_WORK INSTRUCTIONS_
Without altering anything, output the material below.

_MATERIAL_
════

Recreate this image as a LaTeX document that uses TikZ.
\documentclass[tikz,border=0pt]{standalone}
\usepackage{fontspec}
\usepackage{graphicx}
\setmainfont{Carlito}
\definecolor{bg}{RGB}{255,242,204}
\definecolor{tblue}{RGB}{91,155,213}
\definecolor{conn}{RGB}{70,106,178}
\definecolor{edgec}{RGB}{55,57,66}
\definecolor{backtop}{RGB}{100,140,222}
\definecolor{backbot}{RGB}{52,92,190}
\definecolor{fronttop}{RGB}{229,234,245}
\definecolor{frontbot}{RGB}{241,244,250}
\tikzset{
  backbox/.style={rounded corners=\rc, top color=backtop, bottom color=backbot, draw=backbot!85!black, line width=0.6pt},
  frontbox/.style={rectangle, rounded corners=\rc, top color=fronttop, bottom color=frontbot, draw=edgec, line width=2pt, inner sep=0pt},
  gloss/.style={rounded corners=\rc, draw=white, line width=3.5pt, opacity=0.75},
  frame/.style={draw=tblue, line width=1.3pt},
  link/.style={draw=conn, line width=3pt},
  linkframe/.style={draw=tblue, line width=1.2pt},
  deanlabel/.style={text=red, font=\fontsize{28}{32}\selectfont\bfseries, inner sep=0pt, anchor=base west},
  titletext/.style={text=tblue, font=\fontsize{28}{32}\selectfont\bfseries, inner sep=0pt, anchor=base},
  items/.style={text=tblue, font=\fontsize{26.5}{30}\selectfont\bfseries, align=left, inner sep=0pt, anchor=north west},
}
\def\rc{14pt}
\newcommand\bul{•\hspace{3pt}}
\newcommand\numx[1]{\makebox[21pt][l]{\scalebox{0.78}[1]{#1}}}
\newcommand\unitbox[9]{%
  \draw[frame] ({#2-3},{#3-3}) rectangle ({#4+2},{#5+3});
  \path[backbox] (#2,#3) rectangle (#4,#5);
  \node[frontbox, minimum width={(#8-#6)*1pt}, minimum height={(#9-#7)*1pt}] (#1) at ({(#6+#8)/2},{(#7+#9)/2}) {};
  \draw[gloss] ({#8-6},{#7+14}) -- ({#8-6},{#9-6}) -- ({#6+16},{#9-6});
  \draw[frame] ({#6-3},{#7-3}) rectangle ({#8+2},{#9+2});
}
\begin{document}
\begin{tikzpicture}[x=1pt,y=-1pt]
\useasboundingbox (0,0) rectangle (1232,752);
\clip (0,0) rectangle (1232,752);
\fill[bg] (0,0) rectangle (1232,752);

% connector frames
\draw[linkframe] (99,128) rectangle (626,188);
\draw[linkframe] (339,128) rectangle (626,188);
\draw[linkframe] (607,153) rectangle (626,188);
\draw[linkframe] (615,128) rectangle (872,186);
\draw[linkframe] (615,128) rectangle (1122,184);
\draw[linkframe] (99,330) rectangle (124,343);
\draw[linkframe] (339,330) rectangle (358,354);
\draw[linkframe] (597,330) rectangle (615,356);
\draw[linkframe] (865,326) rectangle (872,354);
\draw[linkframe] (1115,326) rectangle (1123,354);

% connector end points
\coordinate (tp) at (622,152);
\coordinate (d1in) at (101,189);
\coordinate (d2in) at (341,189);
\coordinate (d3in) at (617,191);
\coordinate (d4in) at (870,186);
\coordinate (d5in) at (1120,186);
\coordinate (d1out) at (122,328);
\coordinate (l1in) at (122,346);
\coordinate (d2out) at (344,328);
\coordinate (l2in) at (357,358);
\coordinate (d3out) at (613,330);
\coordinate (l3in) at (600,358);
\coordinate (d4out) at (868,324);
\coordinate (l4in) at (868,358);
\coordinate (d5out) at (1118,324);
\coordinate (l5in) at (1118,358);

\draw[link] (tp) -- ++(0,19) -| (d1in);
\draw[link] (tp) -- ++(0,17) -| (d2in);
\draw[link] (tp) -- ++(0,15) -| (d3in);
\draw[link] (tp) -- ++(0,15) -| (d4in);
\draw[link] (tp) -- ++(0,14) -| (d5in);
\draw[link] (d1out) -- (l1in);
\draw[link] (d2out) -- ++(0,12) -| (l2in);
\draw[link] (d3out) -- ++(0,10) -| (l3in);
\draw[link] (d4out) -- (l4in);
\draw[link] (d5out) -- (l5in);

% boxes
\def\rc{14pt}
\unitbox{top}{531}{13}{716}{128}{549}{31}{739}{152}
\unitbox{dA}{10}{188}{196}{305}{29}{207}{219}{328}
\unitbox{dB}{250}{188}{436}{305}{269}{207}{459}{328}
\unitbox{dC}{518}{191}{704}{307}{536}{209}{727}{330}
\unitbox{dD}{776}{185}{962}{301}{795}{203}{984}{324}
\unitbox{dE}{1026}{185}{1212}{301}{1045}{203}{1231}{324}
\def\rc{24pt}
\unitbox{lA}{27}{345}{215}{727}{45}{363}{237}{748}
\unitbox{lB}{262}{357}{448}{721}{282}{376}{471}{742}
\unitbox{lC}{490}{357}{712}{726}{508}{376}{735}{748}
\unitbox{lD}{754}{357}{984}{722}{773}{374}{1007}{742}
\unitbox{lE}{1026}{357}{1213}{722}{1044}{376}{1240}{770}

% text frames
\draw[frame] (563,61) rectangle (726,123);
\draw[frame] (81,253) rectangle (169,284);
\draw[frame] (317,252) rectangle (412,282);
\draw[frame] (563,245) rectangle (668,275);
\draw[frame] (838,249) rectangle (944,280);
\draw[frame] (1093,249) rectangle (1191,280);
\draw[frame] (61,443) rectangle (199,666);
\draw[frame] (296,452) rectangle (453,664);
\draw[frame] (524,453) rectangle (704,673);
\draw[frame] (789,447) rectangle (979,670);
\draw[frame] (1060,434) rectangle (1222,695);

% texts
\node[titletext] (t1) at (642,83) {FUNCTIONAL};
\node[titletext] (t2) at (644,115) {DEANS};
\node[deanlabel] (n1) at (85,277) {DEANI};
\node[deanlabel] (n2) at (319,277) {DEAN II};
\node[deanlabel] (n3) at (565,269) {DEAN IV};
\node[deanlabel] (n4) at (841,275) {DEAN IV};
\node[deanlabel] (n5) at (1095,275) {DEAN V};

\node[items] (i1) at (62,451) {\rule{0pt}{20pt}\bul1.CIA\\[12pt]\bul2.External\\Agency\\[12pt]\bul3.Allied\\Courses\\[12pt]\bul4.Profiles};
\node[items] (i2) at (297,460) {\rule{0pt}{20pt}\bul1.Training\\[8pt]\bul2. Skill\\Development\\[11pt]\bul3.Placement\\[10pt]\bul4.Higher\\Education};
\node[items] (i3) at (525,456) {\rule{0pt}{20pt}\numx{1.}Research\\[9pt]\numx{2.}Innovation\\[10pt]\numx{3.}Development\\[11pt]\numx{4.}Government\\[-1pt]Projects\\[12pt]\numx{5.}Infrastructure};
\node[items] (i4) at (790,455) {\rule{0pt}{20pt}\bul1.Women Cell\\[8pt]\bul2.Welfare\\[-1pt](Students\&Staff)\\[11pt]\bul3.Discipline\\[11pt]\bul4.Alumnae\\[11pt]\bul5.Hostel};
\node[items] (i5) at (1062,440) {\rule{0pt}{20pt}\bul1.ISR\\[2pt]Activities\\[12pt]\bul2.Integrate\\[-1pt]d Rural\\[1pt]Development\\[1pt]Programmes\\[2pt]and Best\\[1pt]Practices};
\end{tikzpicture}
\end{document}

════

_COMPLETE OUTPUT_
Recreate this image as a LaTeX document that uses TikZ.
\documentclass[tikz,border=0pt]{standalone}
\usepackage{fontspec}
\usepackage{graphicx}
\setmainfont{Carlito}
\definecolor{bg}{RGB}{255,242,204}
\definecolor{tblue}{RGB}{91,155,213}
\definecolor{conn}{RGB}{70,106,178}
\definecolor{edgec}{RGB}{55,57,66}
\definecolor{backtop}{RGB}{100,140,222}
\definecolor{backbot}{RGB}{52,92,190}
\definecolor{fronttop}{RGB}{229,234,245}
\definecolor{frontbot}{RGB}{241,244,250}
\tikzset{
  backbox/.style={rounded corners=\rc, top color=backtop, bottom color=backbot, draw=backbot!85!black, line width=0.6pt},
  frontbox/.style={rectangle, rounded corners=\rc, top color=fronttop, bottom color=frontbot, draw=edgec, line width=2pt, inner sep=0pt},
  gloss/.style={rounded corners=\rc, draw=white, line width=3.5pt, opacity=0.75},
  frame/.style={draw=tblue, line width=1.3pt},
  link/.style={draw=conn, line width=3pt},
  linkframe/.style={draw=tblue, line width=1.2pt},
  deanlabel/.style={text=red, font=\fontsize{28}{32}\selectfont\bfseries, inner sep=0pt, anchor=base west},
  titletext/.style={text=tblue, font=\fontsize{28}{32}\selectfont\bfseries, inner sep=0pt, anchor=base},
  items/.style={text=tblue, font=\fontsize{26.5}{30}\selectfont\bfseries, align=left, inner sep=0pt, anchor=north west},
}
\def\rc{14pt}
\newcommand\bul{•\hspace{3pt}}
\newcommand\numx[1]{\makebox[21pt][l]{\scalebox{0.78}[1]{#1}}}
\newcommand\unitbox[9]{%
  \draw[frame] ({#2-3},{#3-3}) rectangle ({#4+2},{#5+3});
  \path[backbox] (#2,#3) rectangle (#4,#5);
  \node[frontbox, minimum width={(#8-#6)*1pt}, minimum height={(#9-#7)*1pt}] (#1) at ({(#6+#8)/2},{(#7+#9)/2}) {};
  \draw[gloss] ({#8-6},{#7+14}) -- ({#8-6},{#9-6}) -- ({#6+16},{#9-6});
  \draw[frame] ({#6-3},{#7-3}) rectangle ({#8+2},{#9+2});
}
\begin{document}
\begin{tikzpicture}[x=1pt,y=-1pt]
\useasboundingbox (0,0) rectangle (1232,752);
\clip (0,0) rectangle (1232,752);
\fill[bg] (0,0) rectangle (1232,752);

% connector frames
\draw[linkframe] (99,128) rectangle (626,188);
\draw[linkframe] (339,128) rectangle (626,188);
\draw[linkframe] (607,153) rectangle (626,188);
\draw[linkframe] (615,128) rectangle (872,186);
\draw[linkframe] (615,128) rectangle (1122,184);
\draw[linkframe] (99,330) rectangle (124,343);
\draw[linkframe] (339,330) rectangle (358,354);
\draw[linkframe] (597,330) rectangle (615,356);
\draw[linkframe] (865,326) rectangle (872,354);
\draw[linkframe] (1115,326) rectangle (1123,354);

% connector end points
\coordinate (tp) at (622,152);
\coordinate (d1in) at (101,189);
\coordinate (d2in) at (341,189);
\coordinate (d3in) at (617,191);
\coordinate (d4in) at (870,186);
\coordinate (d5in) at (1120,186);
\coordinate (d1out) at (122,328);
\coordinate (l1in) at (122,346);
\coordinate (d2out) at (344,328);
\coordinate (l2in) at (357,358);
\coordinate (d3out) at (613,330);
\coordinate (l3in) at (600,358);
\coordinate (d4out) at (868,324);
\coordinate (l4in) at (868,358);
\coordinate (d5out) at (1118,324);
\coordinate (l5in) at (1118,358);

\draw[link] (tp) -- ++(0,19) -| (d1in);
\draw[link] (tp) -- ++(0,17) -| (d2in);
\draw[link] (tp) -- ++(0,15) -| (d3in);
\draw[link] (tp) -- ++(0,15) -| (d4in);
\draw[link] (tp) -- ++(0,14) -| (d5in);
\draw[link] (d1out) -- (l1in);
\draw[link] (d2out) -- ++(0,12) -| (l2in);
\draw[link] (d3out) -- ++(0,10) -| (l3in);
\draw[link] (d4out) -- (l4in);
\draw[link] (d5out) -- (l5in);

% boxes
\def\rc{14pt}
\unitbox{top}{531}{13}{716}{128}{549}{31}{739}{152}
\unitbox{dA}{10}{188}{196}{305}{29}{207}{219}{328}
\unitbox{dB}{250}{188}{436}{305}{269}{207}{459}{328}
\unitbox{dC}{518}{191}{704}{307}{536}{209}{727}{330}
\unitbox{dD}{776}{185}{962}{301}{795}{203}{984}{324}
\unitbox{dE}{1026}{185}{1212}{301}{1045}{203}{1231}{324}
\def\rc{24pt}
\unitbox{lA}{27}{345}{215}{727}{45}{363}{237}{748}
\unitbox{lB}{262}{357}{448}{721}{282}{376}{471}{742}
\unitbox{lC}{490}{357}{712}{726}{508}{376}{735}{748}
\unitbox{lD}{754}{357}{984}{722}{773}{374}{1007}{742}
\unitbox{lE}{1026}{357}{1213}{722}{1044}{376}{1240}{770}

% text frames
\draw[frame] (563,61) rectangle (726,123);
\draw[frame] (81,253) rectangle (169,284);
\draw[frame] (317,252) rectangle (412,282);
\draw[frame] (563,245) rectangle (668,275);
\draw[frame] (838,249) rectangle (944,280);
\draw[frame] (1093,249) rectangle (1191,280);
\draw[frame] (61,443) rectangle (199,666);
\draw[frame] (296,452) rectangle (453,664);
\draw[frame] (524,453) rectangle (704,673);
\draw[frame] (789,447) rectangle (979,670);
\draw[frame] (1060,434) rectangle (1222,695);

% texts
\node[titletext] (t1) at (642,83) {FUNCTIONAL};
\node[titletext] (t2) at (644,115) {DEANS};
\node[deanlabel] (n1) at (85,277) {DEANI};
\node[deanlabel] (n2) at (319,277) {DEAN II};
\node[deanlabel] (n3) at (565,269) {DEAN IV};
\node[deanlabel] (n4) at (841,275) {DEAN IV};
\node[deanlabel] (n5) at (1095,275) {DEAN V};

\node[items] (i1) at (62,451) {\rule{0pt}{20pt}\bul1.CIA\\[12pt]\bul2.External\\Agency\\[12pt]\bul3.Allied\\Courses\\[12pt]\bul4.Profiles};
\node[items] (i2) at (297,460) {\rule{0pt}{20pt}\bul1.Training\\[8pt]\bul2. Skill\\Development\\[11pt]\bul3.Placement\\[10pt]\bul4.Higher\\Education};
\node[items] (i3) at (525,456) {\rule{0pt}{20pt}\numx{1.}Research\\[9pt]\numx{2.}Innovation\\[10pt]\numx{3.}Development\\[11pt]\numx{4.}Government\\[-1pt]Projects\\[12pt]\numx{5.}Infrastructure};
\node[items] (i4) at (790,455) {\rule{0pt}{20pt}\bul1.Women Cell\\[8pt]\bul2.Welfare\\[-1pt](Students\&Staff)\\[11pt]\bul3.Discipline\\[11pt]\bul4.Alumnae\\[11pt]\bul5.Hostel};
\node[items] (i5) at (1062,440) {\rule{0pt}{20pt}\bul1.ISR\\[2pt]Activities\\[12pt]\bul2.Integrate\\[-1pt]d Rural\\[1pt]Development\\[1pt]Programmes\\[2pt]and Best\\[1pt]Practices};
\end{tikzpicture}
\end{document}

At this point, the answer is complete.